Marcellus Shale is soaking up any of the depletion value that would normally occur as conventional wells dry up.
132,650 locations are high yield gas plays – “the next ten years of supply is taken care of already.”
What are the implications? Nat gas vehicles will never make a material impact in nat gas prices, infrastructure takes forever in the energy industry. Investments should be made based on long-term low nat gas prices, even at today’s prices it is still overvalued relative to supply.
I just want to take a quick break to say that I can’t remember the last time my hair was this bangin’ –
Here’s Gundlach! I’ve watched, blogged and internalized almost every one of Jefferey’s presentations over the last year or so, so I have a pretty good idea of what we’re in for here…
JEFFREY GUNDLACH is the CEO and CIO of DoubleLine Capital, named the “Fastest growing Start-Up Company in 25 years” by Strategic Insight. Mr. Gundlach oversees over $25 billion in assets at the firm and is recognized as a leading expert in mortgage-backed securities and asset allocation.

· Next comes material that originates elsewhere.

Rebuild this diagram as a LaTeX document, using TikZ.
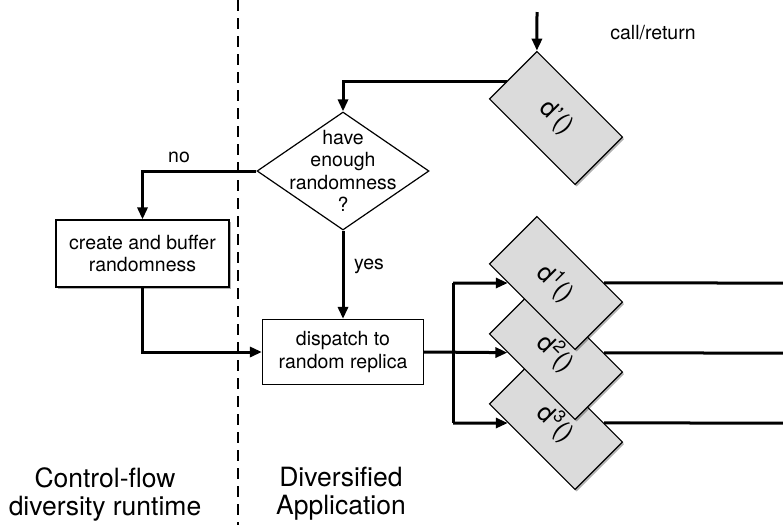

Gundlach opens with a massive portrait of Karl Marx behind him. Pink tie, pocket square, like a bawse.
Bull markets are about cooperation. But non-cooperation is the order of the day.

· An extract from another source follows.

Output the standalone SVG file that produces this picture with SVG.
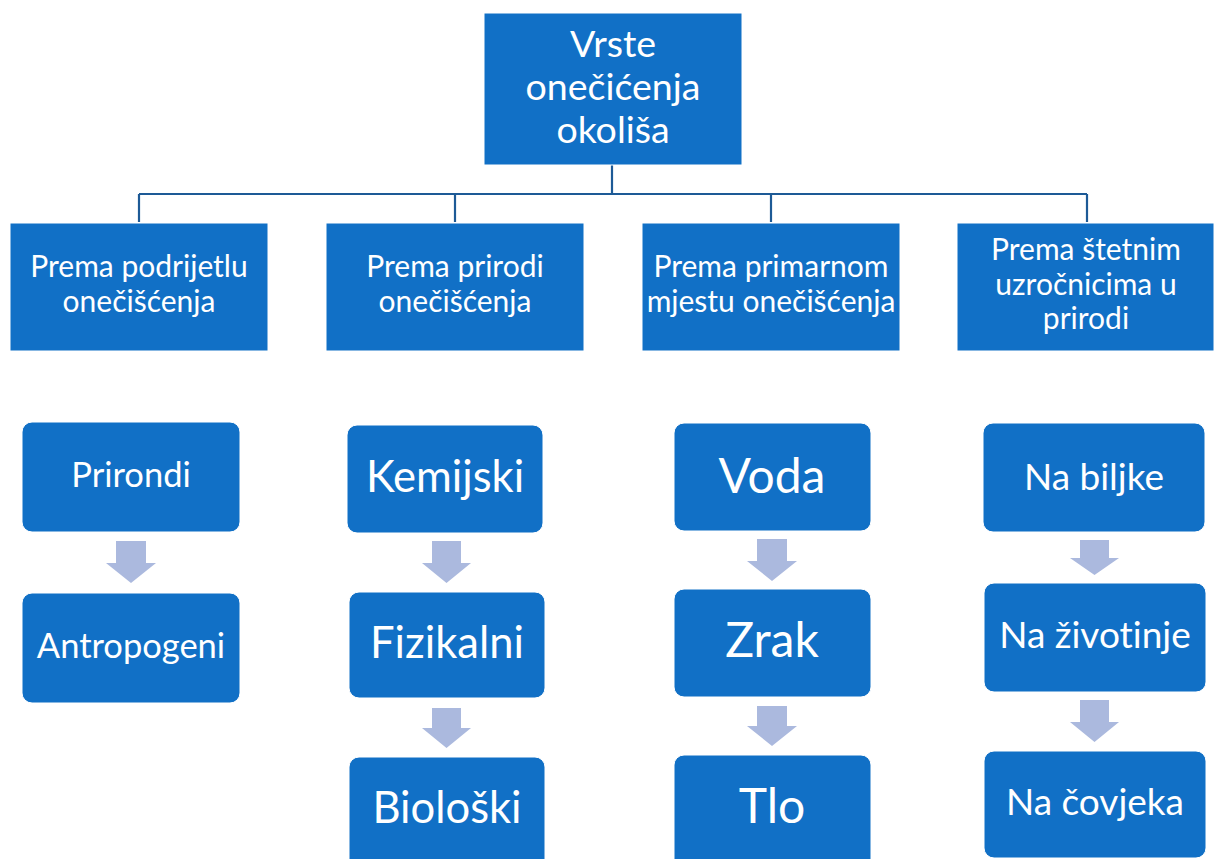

The buildup of debt worldwide took place over years, now the market has decided that this is a problem in real-time.
He hints at the potential for revolt by the unemployed youth in Spain.

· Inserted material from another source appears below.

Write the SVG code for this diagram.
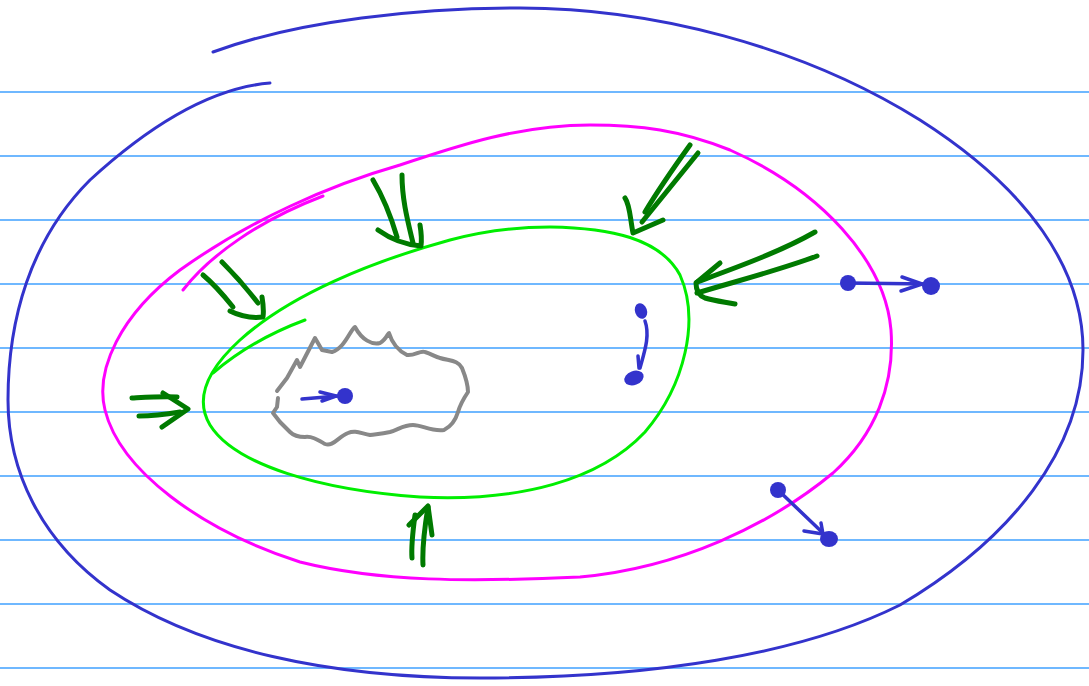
<svg xmlns="http://www.w3.org/2000/svg" width="1089" height="686" viewBox="0 0 1089 686">
  <style>
    .rule { stroke: #3fa0ff; stroke-width: 1.5; }
    .ink { fill: none; stroke-linecap: round; stroke-linejoin: round; }
    .blue { stroke: #3333cc; stroke-width: 3; }
    .mag { stroke: #ff00ff; stroke-width: 3; }
    .lime { stroke: #00ee00; stroke-width: 3; }
    .grey { stroke: #888888; stroke-width: 4; }
    .push { stroke: #007a00; stroke-width: 5; }
    .dot { fill: #3333cc; }
    .flow { stroke: #3333cc; stroke-width: 3.5; }
  </style>
  <rect width="1089" height="686" fill="#ffffff"/>

  <!-- ruled paper -->
  <g id="rules">
    <line class="rule" x1="0" y1="92" x2="1089" y2="92"/>
    <line class="rule" x1="0" y1="156" x2="1089" y2="156"/>
    <line class="rule" x1="0" y1="220" x2="1089" y2="220"/>
    <line class="rule" x1="0" y1="284" x2="1089" y2="284"/>
    <line class="rule" x1="0" y1="348" x2="1089" y2="348"/>
    <line class="rule" x1="0" y1="412" x2="1089" y2="412"/>
    <line class="rule" x1="0" y1="476" x2="1089" y2="476"/>
    <line class="rule" x1="0" y1="540" x2="1089" y2="540"/>
    <line class="rule" x1="0" y1="604" x2="1089" y2="604"/>
    <line class="rule" x1="0" y1="668" x2="1089" y2="668"/>
  </g>

  <!-- outer blue boundary -->
  <g id="outer-boundary">
    <path class="ink blue" d="M213,52 C300,20 420,8 520,8 C650,8 800,45 920,120 C1030,190 1083,270 1083,350 C1083,450 1010,540 900,605 C800,655 650,678 480,678 C330,678 200,650 110,590 C40,540 8,470 8,400 C8,320 30,240 90,180 C150,125 210,88 270,83"/>
  </g>

  <!-- magenta boundary -->
  <g id="middle-boundary">
    <path class="ink mag" d="M183,290 C210,255 260,220 323,196"/>
    <path class="ink mag" d="M400,165 C330,185 250,220 180,270 C120,315 95,370 105,410 C120,470 200,530 300,562 C380,582 470,582 580,577 C680,568 770,525 833,473 C875,435 895,385 891,330 C885,260 820,190 730,150 C680,130 640,125 590,125 C520,125 460,145 400,165"/>
  </g>

  <!-- green boundary -->
  <g id="inner-boundary">
    <path class="ink lime" d="M213,373 C240,350 270,333 305,320"/>
    <path class="ink lime" d="M450,240 C370,262 290,295 240,340 C205,372 195,400 210,425 C235,465 320,490 420,497 C520,502 600,480 645,432 C685,385 700,320 680,275 C660,238 610,228 550,227 C510,227 480,232 450,240"/>
  </g>

  <!-- grey core region -->
  <g id="core">
    <path class="ink grey" d="M277,391 L287,378 L297,360 L300,367 L315,338 L322,350 L332,352 C345,348 350,330 355,327 C362,340 372,345 380,343 C386,340 388,333 389,333 C392,343 397,350 407,355 C415,356 420,350 425,352 C432,354 435,357 440,358 C450,361 458,360 462,368 C466,378 468,388 468,392 C464,398 460,405 458,412 C455,422 450,427 444,430 C432,432 422,425 413,425 C403,425 398,430 390,432 C380,434 376,434 370,435 C360,433 355,430 348,433 C338,437 333,447 325,444 C318,440 312,436 305,437 C298,437 294,436 290,432 L280,422 L273,413 L277,407 L278,398"/>
    <path class="ink flow" d="M302,399 L338,396"/>
    <path class="ink flow" d="M320,392 L336,396 L322,401"/>
    <circle class="dot" cx="345" cy="396" r="8"/>
  </g>

  <!-- inward pressure arrows -->
  <g id="connectors">
    <g id="push-left">
      <path class="ink push" d="M132,398 C150,397 165,396 177,397"/>
      <path class="ink push" d="M139,416 C155,416 168,414 180,412"/>
      <path class="ink push" d="M163,393 L188,409 L162,427"/>
    </g>
    <g id="push-upper-left">
      <path class="ink push" d="M203,275 C215,285 225,297 233,307"/>
      <path class="ink push" d="M222,262 C235,275 248,290 258,303"/>
      <path class="ink push" d="M230,311 C242,317 255,318 263,317 C264,310 263,303 262,297"/>
    </g>
    <g id="push-top">
      <path class="ink push" d="M373,180 C385,200 392,220 397,237"/>
      <path class="ink push" d="M402,175 C402,200 408,222 413,243"/>
      <path class="ink push" d="M378,230 C392,240 408,245 421,246 C422,238 421,231 420,225"/>
    </g>
    <g id="push-top-right">
      <path class="ink push" d="M690,145 C672,170 657,192 645,212"/>
      <path class="ink push" d="M698,153 C680,175 660,200 642,222"/>
      <path class="ink push" d="M625,198 C630,205 630,218 633,233 L663,220"/>
    </g>
    <g id="push-right">
      <path class="ink push" d="M815,232 C780,252 735,268 697,282"/>
      <path class="ink push" d="M817,256 C780,270 740,280 697,293"/>
      <path class="ink push" d="M720,263 L696,283 C696,292 700,296 705,298 C715,301 725,302 735,304"/>
    </g>
    <g id="push-bottom">
      <path class="ink push" d="M412,558 C411,545 413,530 415,515"/>
      <path class="ink push" d="M423,565 C422,545 425,525 428,507"/>
      <path class="ink push" d="M409,525 L428,506 L432,535"/>
    </g>

    <!-- particle motions -->
    <g id="drift-right">
      <path class="ink flow" d="M848,283 L928,284"/>
      <path class="ink flow" d="M902,277 L922,284 L901,291"/>
    </g>
    <g id="drift-down-right">
      <path class="ink flow" d="M778,490 L824,534"/>
      <path class="ink flow" d="M804,531 L823,534 L821,523"/>
    </g>
    <g id="drift-down">
      <path class="ink flow" d="M645,321 C650,335 645,350 640,368"/>
      <path class="ink flow" d="M638,356 L639,368"/>
    </g>
  </g>

  <!-- particles -->
  <g id="particles">
    <circle class="dot" cx="848" cy="283" r="8"/>
    <circle class="dot" cx="931" cy="286" r="9"/>
    <circle class="dot" cx="778" cy="490" r="8"/>
    <ellipse class="dot" cx="829" cy="539" rx="9" ry="8"/>
    <ellipse class="dot" cx="641" cy="311" rx="6" ry="8" transform="rotate(-20 641 311)"/>
    <ellipse class="dot" cx="634" cy="378" rx="10" ry="7" transform="rotate(-20 634 378)"/>
  </g>
</svg>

Trainwreck pictures in his slides, The Scream painting, this is a shitshow! He says Munch, who painted The Scream, lived next to an insane asylum at the time.
Geithner is gibberish.
“The French want change but only under the condition that nothing changes for them.”
He goes off on the advertising in the media, cigarette ads, the American Dream, credit cards, parallels to the message from politicians. People are laughing their asses off.
Anti-Obama slide draws a standing ovation. This place is 6 grand a ticket, y’all know what’s up.
Debt ceiling has been turned into a gimmick. Curve of the limit and the amount of debt identical, not a coincidence.
Jeffrey’s Longs: IBEX, 1 Year Libor 10X, Nat Gas, Hundred $ Bills
Jeffrey’s Shorts: SPX, Nordstroms, Apple, 2 Year Swaps 50X
Abusing TV talking heads: They did pole vaults on how high Apple can go, did the limbo about how low nat gas can go (one guys said Zero).
Charts of the S&P 500, JW Nordstrom’s “look like death”
And now, the most anticipated speaker of the day, you know him and love as the Man Who Almost Owned the Mets, the unraveler of the Lehman Brothers Empire, the Destroyer of Green Mountain Coffee – David Eeeeeeeeiiiiiiiinhorrrrrrn:
DAVID EINHORN is president of Greenlight Capital, Inc., which he co-founded in 1996. Greenlight Capital is a value-oriented investment advisor whose goal is to achieve high absolute rates of return while minimizing the risk of capital loss.
Martin Marietta ($MLM): A strange stock, cyclical business. At a 35 PE, market is wrong to pay up. The company is trying to buy Vulcan, it’s not going well. CEO is a megalomaniac, losing his mind.
France is a mess, huge exposure to Italy and Spain. CDS and bonds are mispricing how risky France is. “A return to the Franc is not out of the question.
Inexplicably, Einhorn just pulled out a magic wand and chanted something Norwegian like a spell.
Norway looks rock solid.
Cairn (based in Scotland)- trading at a discount to its global holdings. Drilling in Greenland, potential could be huge. 20% discount right now.
China: Culture gap and knowledge gap. Greenlight visited China. China views western investors as marks. Chinese infrastructure overbuilt based on overly bullish projections, the roads are empty, the houses are unsold.
There is not enough money coming into the Chinese banks, they are becoming illiquid and money is moving out. “I’m not missing out by not investing in China.”
Japan is now a D-List Country, adult diapers outsold baby diapers this year for the first time ever. The Yen could be in big trouble.
Japanese retail investors own 9% of US REITS, they are desperate for yield. He sees a big problem brewing for US REITs as Japanese money stops coming in, they are expensive.
Facebook gets panned on valuation.
Then an offhanded dig at Green Mountain’s unsold inventory levels.
On Amazon: Operating profits haven’t grown at all, they’ve taken $30 billion in profitless revenues away from other retailers.
Dick’s sporting goods is in big trouble with Amazon’s new push into the category.
On US Steel: Lost money in 9 of the last 13 quarters. Slowing Chinese economy and iron ore supply growth means big trouble for $X
On Apple: Hedge funds own less than 5% of Apple’s shares. THEY ARE UNDERWEIGHT. There is no reason why AAPL can’t become a trillion dollar market cap. There is no prohibition.
Apple is a software company, not a hardware company. They capture customers, making them worth a higher multiple than traditional hardware stocks. Still penetrating the market, gaining share, most cellphones are not yet smartphones. How could this stock have a below market multiple?
He wants $AAPL to launch a preferred class to pay high income. It’s a very new idea the way he’d structure it.
That’s it for me, hope this was helpful/interesting!